# [Charts and diagrams as code]
--- Begin ---
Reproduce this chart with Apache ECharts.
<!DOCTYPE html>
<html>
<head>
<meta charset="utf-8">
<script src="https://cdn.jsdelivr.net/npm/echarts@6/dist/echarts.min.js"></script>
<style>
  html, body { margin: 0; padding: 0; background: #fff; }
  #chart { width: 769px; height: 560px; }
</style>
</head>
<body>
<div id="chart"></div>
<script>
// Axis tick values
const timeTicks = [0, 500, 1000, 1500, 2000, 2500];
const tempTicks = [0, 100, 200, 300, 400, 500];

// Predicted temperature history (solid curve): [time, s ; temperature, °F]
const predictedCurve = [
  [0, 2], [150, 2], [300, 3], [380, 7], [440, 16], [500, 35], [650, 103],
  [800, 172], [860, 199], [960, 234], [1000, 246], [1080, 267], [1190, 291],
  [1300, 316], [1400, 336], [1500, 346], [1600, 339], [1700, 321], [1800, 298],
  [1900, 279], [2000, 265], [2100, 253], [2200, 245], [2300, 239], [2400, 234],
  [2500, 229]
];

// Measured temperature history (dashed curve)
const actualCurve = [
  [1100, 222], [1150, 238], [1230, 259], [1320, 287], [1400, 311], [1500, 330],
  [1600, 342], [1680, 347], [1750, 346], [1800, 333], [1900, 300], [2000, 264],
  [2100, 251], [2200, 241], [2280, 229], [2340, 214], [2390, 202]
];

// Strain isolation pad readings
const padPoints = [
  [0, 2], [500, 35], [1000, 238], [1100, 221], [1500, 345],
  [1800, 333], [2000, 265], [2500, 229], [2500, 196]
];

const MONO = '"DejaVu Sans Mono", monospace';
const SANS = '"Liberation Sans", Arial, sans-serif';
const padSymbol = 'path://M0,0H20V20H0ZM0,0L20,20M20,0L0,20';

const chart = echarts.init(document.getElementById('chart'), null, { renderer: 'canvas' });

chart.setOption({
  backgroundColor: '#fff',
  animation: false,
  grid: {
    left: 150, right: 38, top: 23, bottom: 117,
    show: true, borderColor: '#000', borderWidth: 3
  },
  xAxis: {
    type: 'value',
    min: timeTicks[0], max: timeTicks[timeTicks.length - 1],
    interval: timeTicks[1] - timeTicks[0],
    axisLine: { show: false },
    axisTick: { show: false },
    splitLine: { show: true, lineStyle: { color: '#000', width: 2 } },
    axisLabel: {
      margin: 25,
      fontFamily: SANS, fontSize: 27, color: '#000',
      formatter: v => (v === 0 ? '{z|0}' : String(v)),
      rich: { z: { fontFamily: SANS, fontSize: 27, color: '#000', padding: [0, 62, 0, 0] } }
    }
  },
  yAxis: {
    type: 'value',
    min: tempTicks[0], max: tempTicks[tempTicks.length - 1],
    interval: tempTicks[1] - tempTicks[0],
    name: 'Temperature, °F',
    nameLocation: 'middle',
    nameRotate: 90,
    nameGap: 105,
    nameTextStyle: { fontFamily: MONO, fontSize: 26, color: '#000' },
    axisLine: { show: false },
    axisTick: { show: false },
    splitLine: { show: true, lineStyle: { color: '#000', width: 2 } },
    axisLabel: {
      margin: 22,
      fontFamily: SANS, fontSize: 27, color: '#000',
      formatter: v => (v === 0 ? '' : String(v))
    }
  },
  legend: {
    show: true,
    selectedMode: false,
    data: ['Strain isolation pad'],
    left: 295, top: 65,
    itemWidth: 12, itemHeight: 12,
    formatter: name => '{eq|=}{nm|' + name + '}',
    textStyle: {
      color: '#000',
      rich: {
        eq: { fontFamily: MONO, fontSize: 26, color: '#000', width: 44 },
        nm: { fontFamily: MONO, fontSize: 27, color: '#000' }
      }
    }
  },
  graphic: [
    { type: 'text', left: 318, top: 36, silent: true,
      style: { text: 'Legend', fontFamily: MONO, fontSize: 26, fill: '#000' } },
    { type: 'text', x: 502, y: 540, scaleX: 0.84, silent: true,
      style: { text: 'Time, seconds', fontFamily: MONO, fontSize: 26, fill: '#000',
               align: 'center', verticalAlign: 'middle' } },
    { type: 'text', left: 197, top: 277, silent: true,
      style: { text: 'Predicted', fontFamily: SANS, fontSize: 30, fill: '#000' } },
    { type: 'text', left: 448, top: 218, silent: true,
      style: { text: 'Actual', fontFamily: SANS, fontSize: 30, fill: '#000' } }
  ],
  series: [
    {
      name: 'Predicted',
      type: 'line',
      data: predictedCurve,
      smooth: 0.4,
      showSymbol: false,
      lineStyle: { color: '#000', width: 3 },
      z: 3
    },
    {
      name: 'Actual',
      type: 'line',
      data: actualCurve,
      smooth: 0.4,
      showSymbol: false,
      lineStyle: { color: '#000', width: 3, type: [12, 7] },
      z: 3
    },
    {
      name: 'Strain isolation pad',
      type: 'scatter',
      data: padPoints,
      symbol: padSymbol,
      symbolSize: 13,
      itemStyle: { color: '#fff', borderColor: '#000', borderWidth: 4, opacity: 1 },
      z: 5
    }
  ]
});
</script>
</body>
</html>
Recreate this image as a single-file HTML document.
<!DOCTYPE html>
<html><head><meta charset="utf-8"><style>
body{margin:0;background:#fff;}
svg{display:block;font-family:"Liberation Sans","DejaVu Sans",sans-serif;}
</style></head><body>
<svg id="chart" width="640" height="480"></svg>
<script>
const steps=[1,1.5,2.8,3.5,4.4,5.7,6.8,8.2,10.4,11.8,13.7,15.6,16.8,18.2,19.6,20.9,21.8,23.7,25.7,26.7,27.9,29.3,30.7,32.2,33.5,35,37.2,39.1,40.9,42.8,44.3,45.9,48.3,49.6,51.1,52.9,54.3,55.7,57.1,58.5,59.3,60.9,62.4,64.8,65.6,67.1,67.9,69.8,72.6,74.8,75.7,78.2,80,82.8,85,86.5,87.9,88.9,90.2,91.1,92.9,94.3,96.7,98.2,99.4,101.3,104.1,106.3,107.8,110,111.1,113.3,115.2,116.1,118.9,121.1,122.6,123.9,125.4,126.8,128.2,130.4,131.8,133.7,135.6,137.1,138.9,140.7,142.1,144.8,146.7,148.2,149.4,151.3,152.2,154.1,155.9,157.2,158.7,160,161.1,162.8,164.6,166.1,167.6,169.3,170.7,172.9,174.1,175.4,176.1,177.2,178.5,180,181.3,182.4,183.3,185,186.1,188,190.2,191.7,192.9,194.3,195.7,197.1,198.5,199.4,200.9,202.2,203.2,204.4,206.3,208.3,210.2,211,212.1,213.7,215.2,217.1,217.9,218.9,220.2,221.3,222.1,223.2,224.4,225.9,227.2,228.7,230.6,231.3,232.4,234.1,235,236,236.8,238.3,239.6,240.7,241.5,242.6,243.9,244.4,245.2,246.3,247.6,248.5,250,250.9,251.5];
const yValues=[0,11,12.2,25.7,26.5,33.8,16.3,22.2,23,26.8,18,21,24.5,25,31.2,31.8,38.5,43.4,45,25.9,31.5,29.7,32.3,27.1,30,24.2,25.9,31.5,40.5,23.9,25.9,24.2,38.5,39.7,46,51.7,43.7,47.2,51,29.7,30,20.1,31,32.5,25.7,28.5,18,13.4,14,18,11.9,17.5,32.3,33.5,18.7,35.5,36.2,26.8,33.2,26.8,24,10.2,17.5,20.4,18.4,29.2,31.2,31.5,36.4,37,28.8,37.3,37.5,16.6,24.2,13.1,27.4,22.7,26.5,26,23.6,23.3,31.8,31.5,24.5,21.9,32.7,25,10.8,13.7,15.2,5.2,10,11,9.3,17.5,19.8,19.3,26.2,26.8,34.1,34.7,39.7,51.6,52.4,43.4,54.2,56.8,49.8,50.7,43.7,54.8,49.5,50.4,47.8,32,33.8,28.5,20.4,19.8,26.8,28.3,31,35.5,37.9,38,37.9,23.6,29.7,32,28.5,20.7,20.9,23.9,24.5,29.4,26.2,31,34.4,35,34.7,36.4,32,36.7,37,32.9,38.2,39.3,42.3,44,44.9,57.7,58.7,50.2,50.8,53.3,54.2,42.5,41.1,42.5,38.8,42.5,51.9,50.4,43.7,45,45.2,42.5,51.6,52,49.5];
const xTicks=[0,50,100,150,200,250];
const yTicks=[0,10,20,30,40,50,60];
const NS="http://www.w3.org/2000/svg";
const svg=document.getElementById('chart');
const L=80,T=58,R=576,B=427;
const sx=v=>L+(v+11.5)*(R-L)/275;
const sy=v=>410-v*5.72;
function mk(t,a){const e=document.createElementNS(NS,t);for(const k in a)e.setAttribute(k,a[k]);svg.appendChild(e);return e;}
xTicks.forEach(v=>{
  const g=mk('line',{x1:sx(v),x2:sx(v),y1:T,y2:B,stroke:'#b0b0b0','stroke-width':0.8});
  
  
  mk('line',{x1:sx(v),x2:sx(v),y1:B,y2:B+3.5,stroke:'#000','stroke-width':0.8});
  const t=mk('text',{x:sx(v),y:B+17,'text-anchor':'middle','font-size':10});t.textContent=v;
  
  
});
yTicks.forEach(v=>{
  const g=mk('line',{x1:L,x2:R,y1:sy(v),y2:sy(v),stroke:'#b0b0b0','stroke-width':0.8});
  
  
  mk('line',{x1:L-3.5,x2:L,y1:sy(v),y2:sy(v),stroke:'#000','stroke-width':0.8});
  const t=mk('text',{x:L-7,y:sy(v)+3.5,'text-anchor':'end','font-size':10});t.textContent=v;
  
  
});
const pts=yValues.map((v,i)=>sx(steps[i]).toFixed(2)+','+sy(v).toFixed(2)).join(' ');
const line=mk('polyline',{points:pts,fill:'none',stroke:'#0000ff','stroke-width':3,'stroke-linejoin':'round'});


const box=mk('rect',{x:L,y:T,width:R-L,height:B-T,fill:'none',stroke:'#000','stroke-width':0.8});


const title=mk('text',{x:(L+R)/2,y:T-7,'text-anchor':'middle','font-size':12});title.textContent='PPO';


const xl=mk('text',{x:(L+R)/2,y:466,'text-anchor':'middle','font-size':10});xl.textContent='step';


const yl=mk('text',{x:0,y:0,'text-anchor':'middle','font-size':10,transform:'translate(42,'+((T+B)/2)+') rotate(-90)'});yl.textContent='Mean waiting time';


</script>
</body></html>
--- End ---
Provide only the count of lines in the data above that include the string "document".

4